Wednesday, September 26, 2007

What the Columbia president is forgetting.

Bollinger ImageMany commentators have argued that Columbia University President Lee Bollinger was unwise—or, in Arnold Ahlert’s view, “idiotic”—to have hosted Iran’s Mahmoud Ahmadinejad. However, Bollinger’s plucky and articulate performance on Monday has blunted some of this criticism. Even skeptics have since praised him for his skewering of the Iranian dictator; indeed, one of Bollinger’s strongest detractors, the New York Sun editorial page, seems to have changed its mind entirely.

I endorse all these judgments—both those that criticize the wisdom of inviting Ahmadinejad and those that deem Bollinger’s performance to have been commanding.

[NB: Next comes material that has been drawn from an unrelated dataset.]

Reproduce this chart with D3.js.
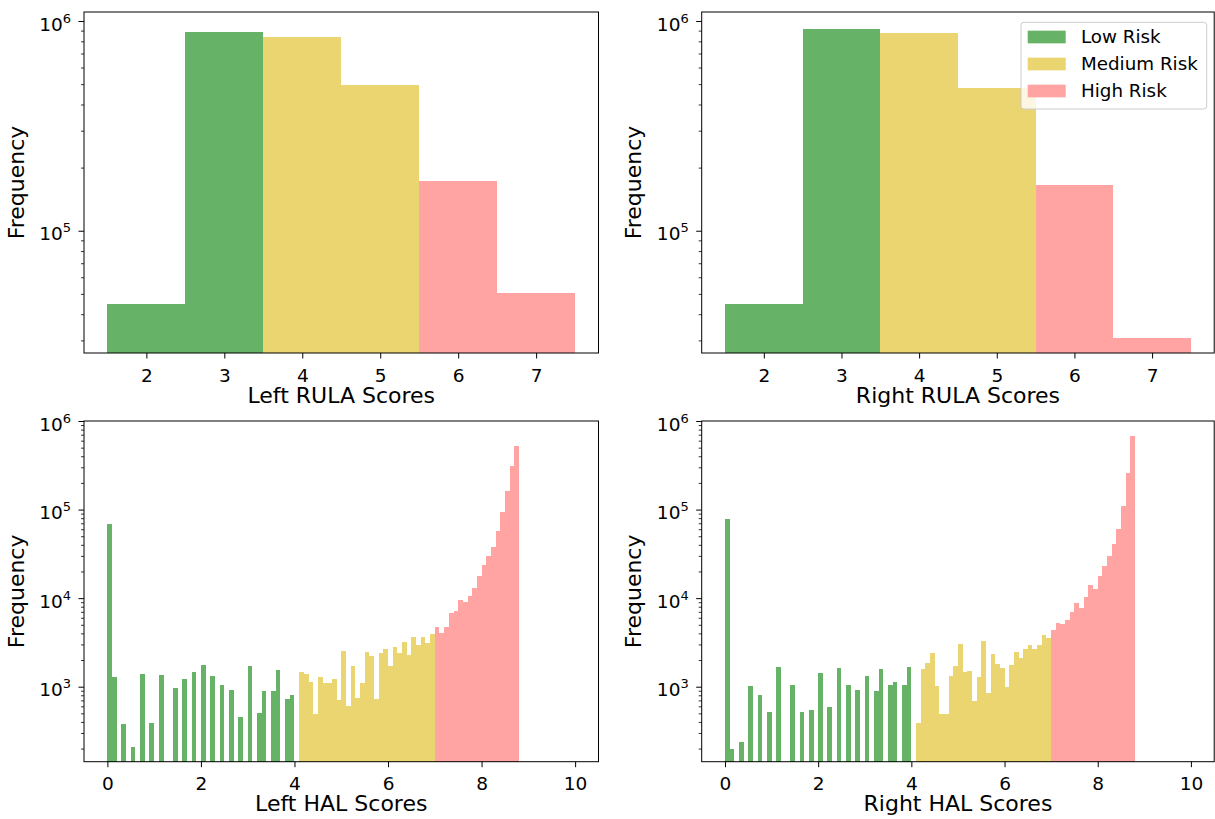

But I must confess that Bollinger’s very eloquence made me a bit sick. It’s not what he said, rather the situation in which he said it. Bollinger’s magnificent verbal pyrotechnics were made possible not by his own courage in speaking truth to power, but by a larger power he does not recognize. Bollinger’s scolding of Ahmadinejad, however brilliant, could not have happened absent the military power of the United States, which figuratively pinned Ahmadinejad’s arms while Bollinger slapped him.

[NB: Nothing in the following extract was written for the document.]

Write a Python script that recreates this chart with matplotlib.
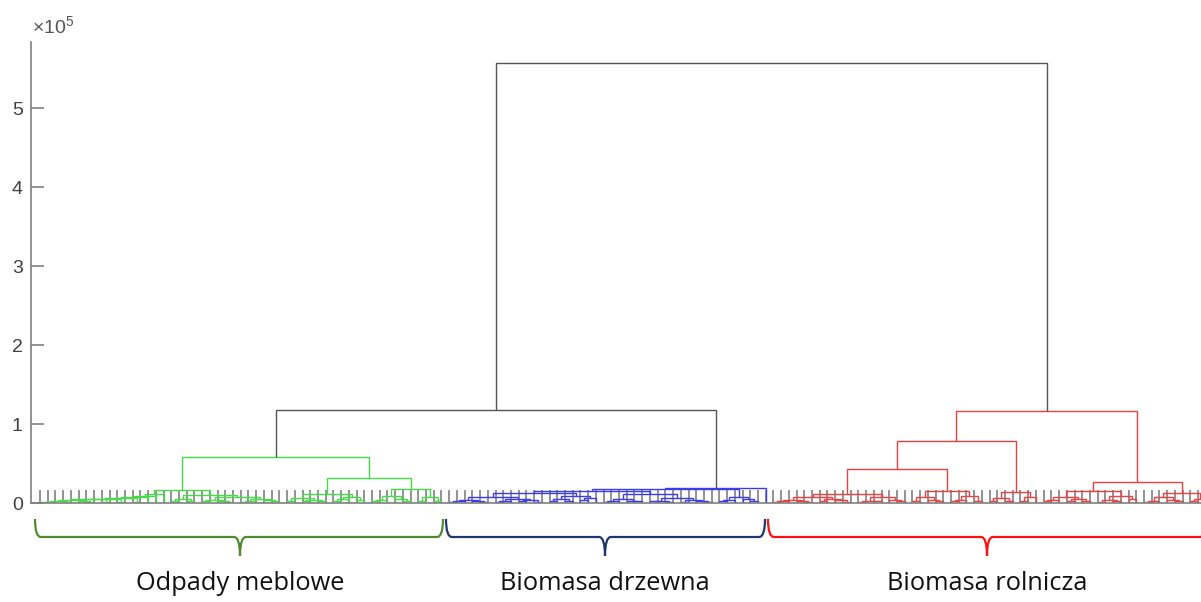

Many critics have (correctly) pointed to Bollinger’s hypocrisy on the free exchange of ideas, since he does not permit the U.S. armed forces to recruit on Columbia’s campus and does not allow a Columbia ROTC unit. During his tenure, Columbia students have physically disrupted a speech by “Minutemen” founder Jim Gilchrist. Bollinger has also winked at the suppression of open dialogue in many Middle East Studies courses.

Bollinger’s magnificent verbal pyrotechnics could not have happened absent the military power of the United States.

But this is different. Bollinger—to the applause of many and the reluctant admiration of a few—has taken advantage of the sacrifice of our men and women in uniform to verbally slap around Ahmadinejad. He forgets that the only thing holding Ahmadinejad in check is American military power (which, in turn, is deployed only by our civil authorities).

Bollinger’s performance, however skillful, was illusory and narcissistic, precisely because he and his admirers forget that human ideals require the force of political and military institutions to guarantee their relevance. He prefers to think, no doubt, that it is his own idealism—and his knack for projecting it—that is defeating his victim. If Bollinger had to live as Iranian citizens do, he would know that idealism alone does not suffice. Any number of Iran’s jailed pro-democracy dissidents might be just as eloquent as Bollinger, but we can’t hear their voices. They lack the comfort of his illusions.

At Columbia, Bollinger was in the position of an effete mob boss in any number of gangster movies: slapping his victim around while the poor guy’s arms are pinned back. Ahmadinejad is no hero, and he deserves no sympathy. But that shouldn’t stop us from regarding Bollinger as a weakling, and being rather disgusted by the entire spectacle.